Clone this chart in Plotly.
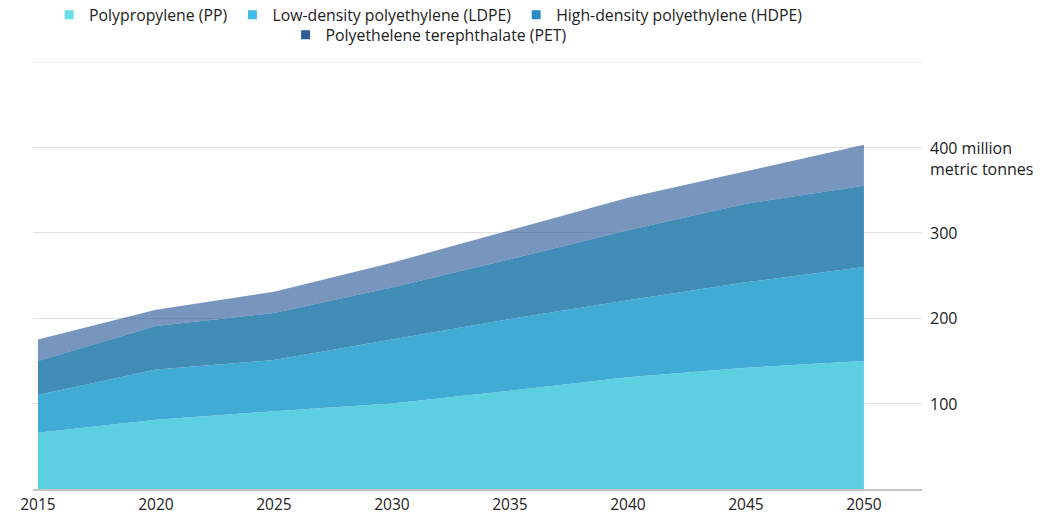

* * *

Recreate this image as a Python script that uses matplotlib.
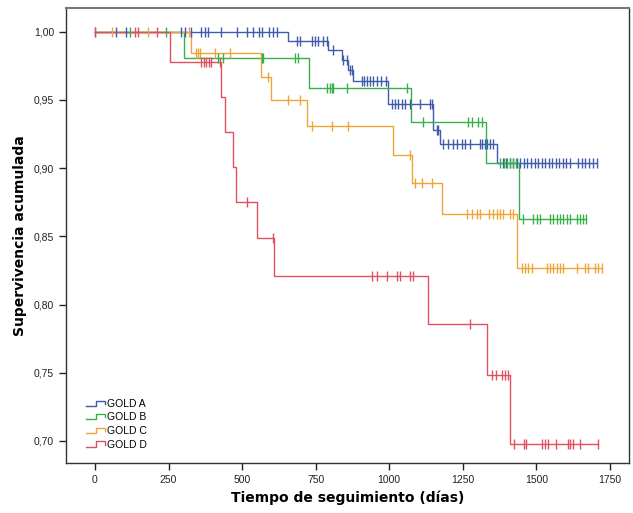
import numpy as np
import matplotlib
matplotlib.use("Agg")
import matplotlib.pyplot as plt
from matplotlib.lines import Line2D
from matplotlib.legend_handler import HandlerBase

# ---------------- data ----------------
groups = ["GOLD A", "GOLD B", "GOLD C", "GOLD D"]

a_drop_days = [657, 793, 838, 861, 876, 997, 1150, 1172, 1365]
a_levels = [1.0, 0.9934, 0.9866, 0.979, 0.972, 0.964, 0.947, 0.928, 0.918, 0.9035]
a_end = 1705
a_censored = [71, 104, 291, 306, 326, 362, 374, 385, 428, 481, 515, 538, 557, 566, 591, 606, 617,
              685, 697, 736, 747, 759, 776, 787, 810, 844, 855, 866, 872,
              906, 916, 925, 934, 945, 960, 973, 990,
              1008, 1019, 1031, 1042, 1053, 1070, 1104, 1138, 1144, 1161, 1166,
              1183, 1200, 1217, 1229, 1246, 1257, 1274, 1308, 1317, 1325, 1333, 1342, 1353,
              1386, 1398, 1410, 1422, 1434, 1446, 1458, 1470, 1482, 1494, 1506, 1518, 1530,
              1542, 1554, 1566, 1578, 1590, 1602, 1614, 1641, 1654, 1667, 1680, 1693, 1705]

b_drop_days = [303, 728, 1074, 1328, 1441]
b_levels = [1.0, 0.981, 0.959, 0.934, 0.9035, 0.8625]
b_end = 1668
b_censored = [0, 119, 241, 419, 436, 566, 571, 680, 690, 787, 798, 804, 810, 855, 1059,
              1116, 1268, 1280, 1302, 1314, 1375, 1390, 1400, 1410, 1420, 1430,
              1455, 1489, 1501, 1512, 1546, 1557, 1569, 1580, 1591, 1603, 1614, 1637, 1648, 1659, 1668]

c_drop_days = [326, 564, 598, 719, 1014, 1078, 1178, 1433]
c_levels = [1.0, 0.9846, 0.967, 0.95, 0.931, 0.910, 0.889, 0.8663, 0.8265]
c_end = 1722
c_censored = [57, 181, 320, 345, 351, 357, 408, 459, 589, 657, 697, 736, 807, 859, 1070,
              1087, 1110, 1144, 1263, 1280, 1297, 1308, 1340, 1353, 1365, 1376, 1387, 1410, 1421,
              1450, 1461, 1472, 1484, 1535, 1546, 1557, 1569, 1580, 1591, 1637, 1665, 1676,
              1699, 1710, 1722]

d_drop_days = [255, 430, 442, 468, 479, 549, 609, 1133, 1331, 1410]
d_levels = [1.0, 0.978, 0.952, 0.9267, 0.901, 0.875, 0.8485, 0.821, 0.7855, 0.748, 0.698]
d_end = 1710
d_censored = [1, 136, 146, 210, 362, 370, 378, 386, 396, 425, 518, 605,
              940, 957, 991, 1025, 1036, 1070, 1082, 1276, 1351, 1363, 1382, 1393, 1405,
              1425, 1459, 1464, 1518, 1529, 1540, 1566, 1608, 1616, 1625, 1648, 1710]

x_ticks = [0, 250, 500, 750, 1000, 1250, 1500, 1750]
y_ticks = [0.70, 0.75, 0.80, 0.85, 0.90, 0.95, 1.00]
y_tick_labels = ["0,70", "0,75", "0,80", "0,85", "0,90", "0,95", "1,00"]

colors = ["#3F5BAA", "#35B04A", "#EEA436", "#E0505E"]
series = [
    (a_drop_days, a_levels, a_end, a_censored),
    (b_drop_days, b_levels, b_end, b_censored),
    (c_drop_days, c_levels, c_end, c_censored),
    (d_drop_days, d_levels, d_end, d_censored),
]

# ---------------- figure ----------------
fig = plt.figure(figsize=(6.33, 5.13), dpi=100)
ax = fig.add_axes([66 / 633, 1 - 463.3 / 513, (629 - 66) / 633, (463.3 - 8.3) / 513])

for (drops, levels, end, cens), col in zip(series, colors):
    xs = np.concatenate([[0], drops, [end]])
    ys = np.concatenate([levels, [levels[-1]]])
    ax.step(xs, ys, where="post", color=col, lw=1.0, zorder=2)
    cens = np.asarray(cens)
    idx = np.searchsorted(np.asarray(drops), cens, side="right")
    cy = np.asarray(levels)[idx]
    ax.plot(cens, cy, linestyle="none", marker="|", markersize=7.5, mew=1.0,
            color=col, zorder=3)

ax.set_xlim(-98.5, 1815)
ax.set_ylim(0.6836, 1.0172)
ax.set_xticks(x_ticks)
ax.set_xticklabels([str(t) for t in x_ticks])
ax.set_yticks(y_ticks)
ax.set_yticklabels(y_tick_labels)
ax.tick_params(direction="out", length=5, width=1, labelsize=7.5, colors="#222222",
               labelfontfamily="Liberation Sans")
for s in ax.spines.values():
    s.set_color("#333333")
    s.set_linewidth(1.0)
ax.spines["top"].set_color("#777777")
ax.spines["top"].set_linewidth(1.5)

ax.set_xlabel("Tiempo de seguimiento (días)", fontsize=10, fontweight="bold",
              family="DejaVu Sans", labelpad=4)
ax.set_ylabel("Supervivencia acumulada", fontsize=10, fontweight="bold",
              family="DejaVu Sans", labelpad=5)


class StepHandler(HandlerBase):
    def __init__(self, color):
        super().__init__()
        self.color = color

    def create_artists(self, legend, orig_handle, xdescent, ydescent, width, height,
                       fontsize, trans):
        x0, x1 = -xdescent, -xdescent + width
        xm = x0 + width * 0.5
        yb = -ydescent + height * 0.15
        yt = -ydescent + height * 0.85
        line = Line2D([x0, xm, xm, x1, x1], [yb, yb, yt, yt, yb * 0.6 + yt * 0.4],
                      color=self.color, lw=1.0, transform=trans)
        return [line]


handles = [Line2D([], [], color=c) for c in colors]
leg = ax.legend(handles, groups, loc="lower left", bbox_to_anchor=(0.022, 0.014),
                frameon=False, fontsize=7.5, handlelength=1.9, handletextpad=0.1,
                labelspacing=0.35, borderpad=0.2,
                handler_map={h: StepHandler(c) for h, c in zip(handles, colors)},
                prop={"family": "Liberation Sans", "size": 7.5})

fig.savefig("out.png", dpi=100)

WHAT TO WORK ON >>
Quote exactly what appears from the line containing "Recreate this image" through the line containing "from matplotlib.legend_handler import", both included, except for the pictures, and nothing more.

COMPLETED EXERCISE >>
Recreate this image as a Python script that uses matplotlib.
import numpy as np
import matplotlib
matplotlib.use("Agg")
import matplotlib.pyplot as plt
from matplotlib.lines import Line2D
from matplotlib.legend_handler import HandlerBase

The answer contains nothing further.